By 2008, at least eight countries in Europe, including the UK since 2000, had specific RI regulations for their pensions system. US public pension funds are also major players in the debate about corporate governance and environmental performance.  USS’s sister funds in the US (TIAA-CREF) and Australia (UniSuper) have also made commitments to RI. In addition, large pension funds from around the world, including ABP and PGGM (The Netherlands), CPP (Canada), FRR (France), New Zealand Super, and the Future Fund (Australia), have added resources to their RI functions.

USS Rationale and Aims

USS aims to work with investee companies and assets, and fund managers to encourage responsible corporate behaviour based upon the belief that:

  • Management of such issues is good for longterm corporate performance and
  • Better management of these issues protects and enhances the value of the fund's investments.  

More specifically we aim to:

Identify good corporate management

In this highly complex, competitive and globalised market with a high degree of media transparency, corporate leaders need attitudes and skills that were not considered essential a decade ago.  Today’s corporate leaders need to manage relationships with a wider range of stakeholders who can affect the company’s ability to operate successfully, it’s “licence to operate”. They need to retain and motivate workers, foster innovation and manage teams across different continents and global cultures.  USS believes that the ability of senior management to deal with factors such as corporate responsibility and corporate governance effectively is a useful indicator of management’s ability to rise to the opportunities and challenges related to globalisation.

Prevent or avoid value destruction

If a company systematically mishandles environmental, ethical, governance or human capital issues, this can be an early indicator of wider management or financial problems which may not yet have come to light.  There is also good evidence that poor corporate governance decisions affect the interests of long-term investors.  USS exists to safeguard the long-term interests of our participating institution and individual members and pensioners.  Part of our fiduciary duty, therefore, is to take appropriate action if there are concerns about corporate governance issues or mis-management of other extra financial risks including environmental and social factors (click here for our definition of extra financial factors).

Make more accurate valuations and better stock selection decisions

The fund believes that excess returns are available to those investors who take a long-term view and are able to identify when the market is overlooking the role played by extra-financial factors in corporate and asset price performance.  By integrating extra-financial factors into our investment methodology, USS seeks to identify mis-priced assets and enable our portfolio managers to make better investment decisions to protect and enhance long-term performance.

USS is a large and immature fund with long-term liabilities. It therefore has a particular interest in ensuring the durable success of the global markets in which we hold investments. 

Respond to the implications of being a Universal Investor

USS as one of the largest global pension funds can be considered a Universal Investor. Universal investors have holdings that are so diversified that their investment returns are impacted by the returns from the economy as a whole, as much as any specific industries or companies.  Thus, the Fund has an interest in ensuring that externalities and market failures (for example, in the form of pollution or systemic / weak corporate governance controls) do not affect market wide long term economic performance.

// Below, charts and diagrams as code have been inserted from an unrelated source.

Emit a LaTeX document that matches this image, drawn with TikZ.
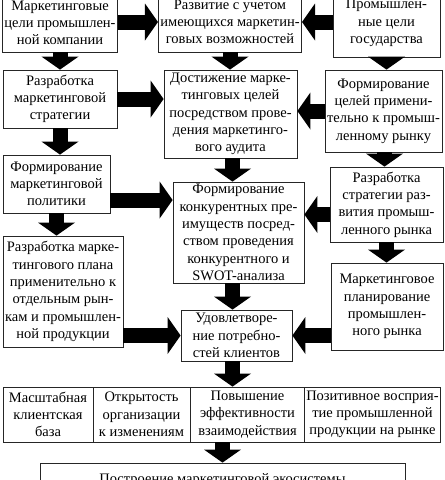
\documentclass[tikz,border=0pt]{standalone}
\usepackage{fontspec}
\setmainfont{Liberation Serif}
\usepackage{tikz}
\usetikzlibrary{arrows.meta, calc}
\tikzset{
    box/.style={rectangle, draw=black!85, line width=0.8pt, fill=white, align=center,
        inner xsep=2pt, inner ysep=2pt, font=\fontsize{14.5}{17.3}\selectfont},
    sz/.style 2 args={minimum width=#1pt, minimum height=#2pt},
    bigarrow/.style={line width=15pt, black,
        -{Triangle[length=13pt, width=37pt, line width=0pt]}},
}

\begin{document}
\begin{tikzpicture}[x=1pt, y=-1pt]
    \clip (0,0) rectangle (445,480);
    % top row
    \node[box, sz={114}{58}] (lft1) at (60,23) {Маркетинговые\\цели промышлен-\\ной компании};
    \node[box, sz={134}{60}] (mid1) at (230,22) {Развитие с учетом\\имеющихся маркетин-\\говых возможностей};
    \node[box, sz={107}{68}] (rgt1) at (386.5,23) {Промышлен-\\ные цели\\государства};
    % second row
    \node[box, sz={114}{58}] (lft2) at (60,99) {Разработка\\маркетинговой\\стратегии};
    \node[box, sz={133}{88}] (mid2) at (230.5,114) {Достижение марке-\\тинговых целей\\посредством прове-\\дения маркетинго-\\вого аудита};
    \node[box, sz={117}{82}] (rgt2) at (383.5,111) {Формирование\\целей примени-\\тельно к промыш-\\ленному рынку};
    % third row
    \node[box, sz={107}{58}] (lft3) at (56.5,184) {Формирование\\маркетинговой\\политики};
    \node[box, sz={131}{101}] (mid3) at (238.5,232.5) {Формирование\\конкурентных пре-\\имуществ посред-\\ством проведения\\конкурентного и\\SWOT-анализа};
    \node[box, sz={113}{75}] (rgt3) at (386.5,204.5) {Разработка\\стратегии раз-\\вития промыш-\\ленного рынка};
    % fourth row
    \node[box, sz={120}{111}] (lft4) at (63,291.5) {Разработка марке-\\тингового плана\\применительно к\\отдельным рын-\\кам и промышлен-\\ной продукции};
    \node[box, sz={111}{51}] (mid4) at (236.5,335.5) {Удовлетворе-\\ние потребно-\\стей клиентов};
    \node[box, sz={112}{87}] (rgt4) at (387,306.5) {Маркетинговое\\планирование\\промышлен-\\ного рынка};
    % results
    \node[box, sz={90}{55}] (res1) at (48,414.5) {Масштабная\\клиентская\\база};
    \node[box, sz={97}{55}] (res2) at (141.5,414.5) {Открытость\\организации\\к изменениям};
    \node[box, sz={115}{55}] (res3) at (247.5,414.5) {Повышение\\эффективности\\взаимодействия};
    \node[box, sz={135}{55}] (res4) at (372.5,414.5) {Позитивное восприя-\\тие промышленной\\продукции на рынке};
    \node[box, sz={365}{34}] (eco) at (222.5,480) {Построение маркетинговой экосистемы};

    % arrows
    \draw[bigarrow] (lft1.east |- mid1.west) -- (mid1.west);
    \draw[bigarrow] (rgt1.west |- mid1.east) -- (mid1.east);
    \draw[bigarrow] (lft2.east) -- (lft2.east -| mid2.west);
    \draw[bigarrow] (rgt2.west) -- (rgt2.west -| mid2.east);
    \draw[bigarrow] ([yshift=-16pt]lft3.east) -- ([yshift=-16pt]lft3.east -| mid3.west);
    \draw[bigarrow] ([yshift=-10pt]rgt3.west) -- ([yshift=-10pt]rgt3.west -| mid3.east);
    \draw[bigarrow] (lft4.east |- mid4.west) -- (mid4.west);
    \draw[bigarrow] (rgt4.west |- mid4.east) -- (mid4.east);
    \draw[bigarrow] (lft1.south) -- (lft1.south |- lft2.north);
    \draw[bigarrow] (lft2.south) -- (lft2.south |- lft3.north);
    \draw[bigarrow] (lft3.south) -- (lft3.south |- lft4.north);
    \draw[bigarrow] (mid1.south) -- (mid1.south |- mid2.north);
    \draw[bigarrow] ([xshift=2pt]mid2.south) -- ([xshift=2pt]mid2.south |- mid3.north);
    \draw[bigarrow] ([xshift=-6pt]mid3.south) -- ([xshift=-6pt]mid3.south |- mid4.north);
    \draw[bigarrow] ([xshift=-4pt]mid4.south) -- ([xshift=-4pt]mid4.south |- res3.north);
    \draw[bigarrow] (rgt1.south) -- (rgt1.south |- rgt2.north);
    \draw[bigarrow] ([xshift=1pt]rgt2.south) -- ([xshift=1pt]rgt2.south |- rgt3.north);
    \draw[bigarrow] (rgt3.south) -- (rgt3.south |- rgt4.north);
    \draw[bigarrow] (eco.north |- res3.south) -- (eco.north);
\end{tikzpicture}
\end{document}
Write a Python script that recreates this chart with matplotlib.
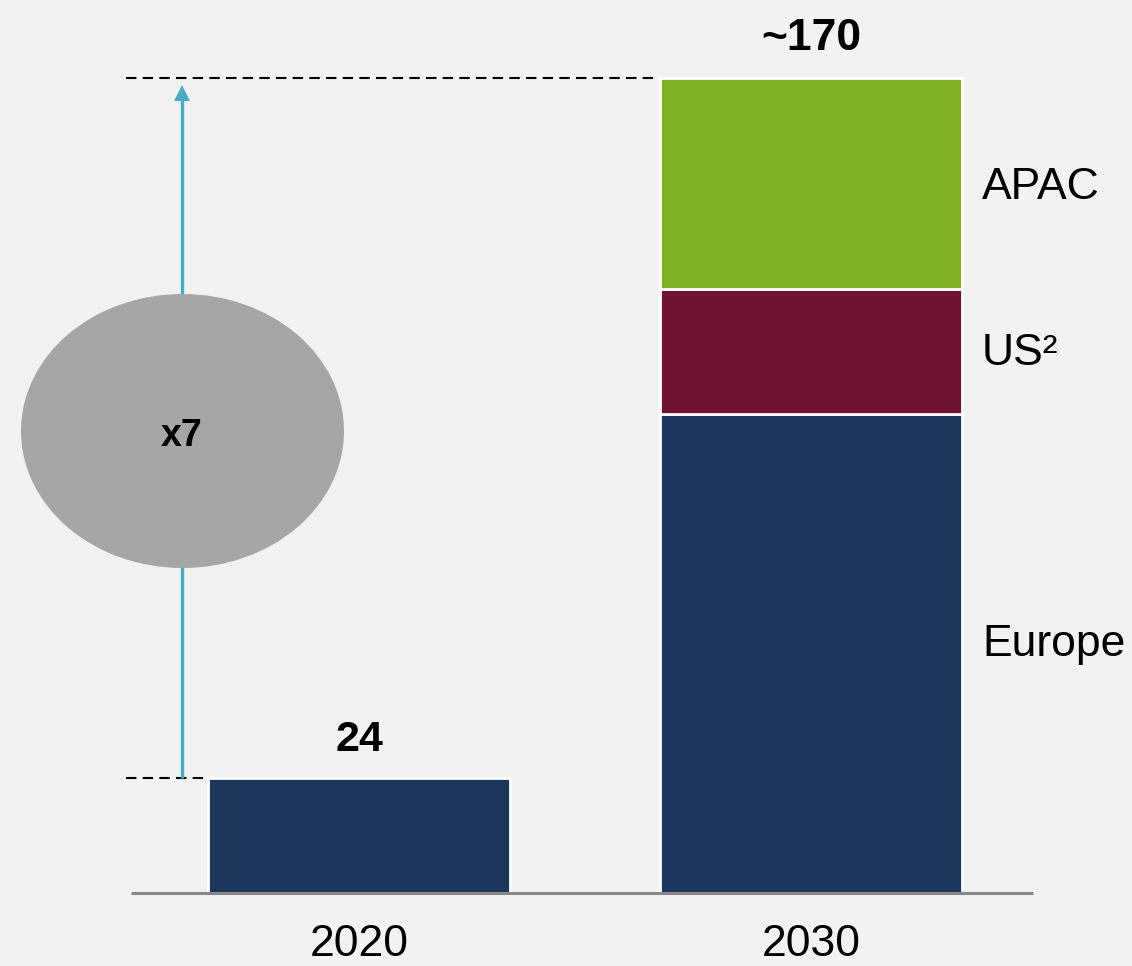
import matplotlib
matplotlib.use("Agg")
import matplotlib.pyplot as plt
from matplotlib.patches import Ellipse

plt.rcParams['font.family'] = ['Liberation Sans', 'DejaVu Sans']

# ---- data ----
years = ['2020', '2030']
regions = ['Europe', 'US²', 'APAC']
value_2020 = [24]
values_2030 = [100, 26, 44]          # Europe, US, APAC
total_labels = ['24', '~170']
growth_label = 'x7'

# ---- style ----
c_bg = '#F2F2F2'
c_navy = '#1B385C'
c_maroon = '#701232'
c_green = '#80B024'
c_arrow = '#4BACC6'
c_ellipse = '#A6A6A6'
region_colors = [c_navy, c_maroon, c_green]

W, H = 1132, 966
fig = plt.figure(figsize=(W / 100, H / 100), dpi=100, facecolor=c_bg)
ax = fig.add_axes([0, 0, 1, 1])
ax.set_facecolor(c_bg)
ax.axis('off')

# axis scaling (pixel layout)
base_px, top_px = 893, 78
total_2030 = sum(values_2030)
ppu = (base_px - top_px) / total_2030
x0_px, dx_px = 359, 452
ax.set_xlim(-x0_px / dx_px, (W - x0_px) / dx_px)
ax.set_ylim(-(H - base_px) / ppu, total_2030 + top_px / ppu)

def px_x(p):
    return (p - x0_px) / dx_px

def px_y(p):
    return (base_px - p) / ppu

xpos = [0, 1]
bw = 302 / dx_px

# bars
ax.bar(xpos[0], value_2020[0], width=bw, color=c_navy, edgecolor='white', linewidth=2, zorder=3)
bottom = 0
for v, col in zip(values_2030, region_colors):
    ax.bar(xpos[1], v, width=bw, bottom=bottom, color=col, edgecolor='white', linewidth=2, zorder=3)
    bottom += v

# baseline
ax.plot([px_x(131), px_x(1033)], [0, 0], color='#888888', lw=2.2, zorder=4, solid_capstyle='butt')

# dashed reference lines
ax.plot([px_x(126), px_x(655)], [total_2030, total_2030], color='black', lw=1.5,
        dashes=(5, 3), zorder=2)
ax.plot([px_x(126), px_x(205)], [value_2020[0], value_2020[0]], color='black', lw=1.5,
        dashes=(5, 3), zorder=2)

# growth arrow
ax_x = px_x(182)
ax.plot([ax_x, ax_x], [value_2020[0], px_y(96)], color=c_arrow, lw=2.4, zorder=2,
        solid_capstyle='butt')
ax.plot([ax_x], [px_y(93)], marker='^', markersize=12, color=c_arrow,
        markeredgewidth=0, zorder=2)

# ellipse
ell = Ellipse((px_x(182.5), px_y(431)), width=323 / dx_px, height=274 / ppu,
              facecolor=c_ellipse, edgecolor='none', zorder=5)
ax.add_patch(ell)
ax.text(px_x(182), px_y(446), growth_label, ha='center', va='baseline',
        fontsize=27, fontweight='bold', color='black', zorder=6)

# totals
ax.text(xpos[0], px_y(751), total_labels[0], ha='center', va='baseline',
        fontsize=31, fontweight='bold', color='black')
ax.text(xpos[1], px_y(50), total_labels[1], ha='center', va='baseline',
        fontsize=32, fontweight='bold', color='black')

# category labels
for xp, yr in zip(xpos, years):
    ax.text(xp, px_y(956), yr, ha='center', va='baseline', fontsize=32, color='black')

# region labels
label_base = [656, 365, 199]
for name, yb in zip(regions, label_base):
    ax.text(px_x(982), px_y(yb), name, ha='left', va='baseline', fontsize=32, color='black')

fig.savefig('out.png', dpi=100, facecolor=c_bg)
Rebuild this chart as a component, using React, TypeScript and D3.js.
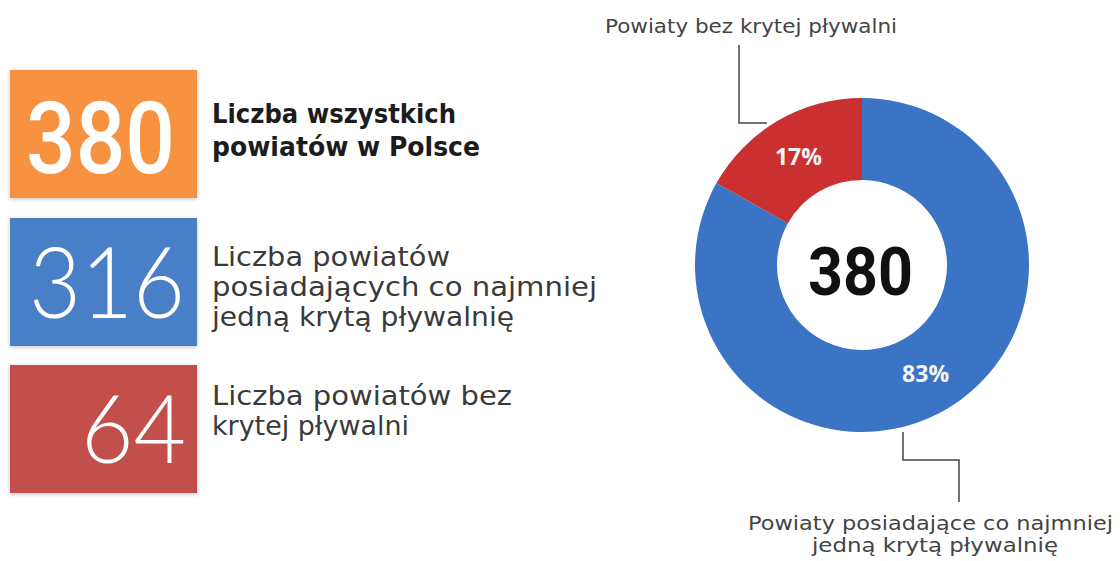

Meet the real needs of our members

USS believes that its members want to retire into a world characterised by a healthy environment, vibrant economy and peaceful society.  The assets we own and oversight we wield as a responsible owner will play an important role in determining the future our members face and thus, the real value of their retirement income.

Respond to member and societal expectations of responsible ownership

In 2004, USS undertook a survey of the views of the funds’ members on responsible investment. Over 90% of respondents agreed that it was important for a large scheme such as USS to have a policy on Responsible Investment. Members continue to demonstrate their support for an active approach to responsible investment through their communications with the fund.

Rationale against divestment from controversial companies or sectors

USS is a multi-employer pension fund with around 400 member institutions, governed under trust law to invest and pay pensions for many individuals.  In this regard, it is unlike retail ethical or SRI funds marketed to the general public which enable individuals to express their personal values in their investments. USS is also not comparable to a pension fund of an organisation that has a religious or social change mandate or an employer that has a strong reputational reason for excluding particular companies.   

Like other UK occupational pension funds, our RI policy must be consistent with our legal responsibility under trust law and the fiduciary duties that this entails.  This means treating the financial interests of the fund as paramount and managing the fund with proper diversification and prudence.  USS is therefore obliged to invest in a wide spectrum of companies and, because of the size of our fund, this inevitably involves having holdings in major international corporations, some of which, because of the places they operate or activities they are involved in products they produce, will be of concern to some of our members.

The legal advice that USS received in 2006 is that it is not permitted to make investment decisions based purely on an ethical or moral stance and cannot screen out companies or sectors for non-financial reasons. 

Through engagement, rather than disposal, the fund seeks to use the influence of ownership to improve corporate practice. The sale of shares in a controversial company is unlikely to address the deeper concerns and issues relating to the particular sector in which that company operates.  Indeed, significant disposal of shares in one company by a large investor could create attractive buying opportunities for other investors who are likely to have much less interest in encouraging the company to be more responsible.  In addition, through the funds’ market wide activities, USS seeks to influence public policy and industry best practice standards where there is a particular role for investors.

USS seeks to be neither soft on poor corporate social responsibility (CSR) performance, nor unrealistic about how far or how fast we can expect a company to move.  If USS considers that a company is not meeting appropriate corporate responsibility or governance standards, and that this is damaging a company’s reputation or in other ways putting at risk the value of our investment, we will use our influence as owners to encourage the company to improve its practices.  We encourage companies to pay particular regard to legal standards and good practice norms. If there is a serious issue and the company fails to act, then we would make representations to the company expressing our concerns and may vote against the company management at a shareholder meeting. Our investment teams are kept aware of such engagements so that they can evaluate the risk to our assets.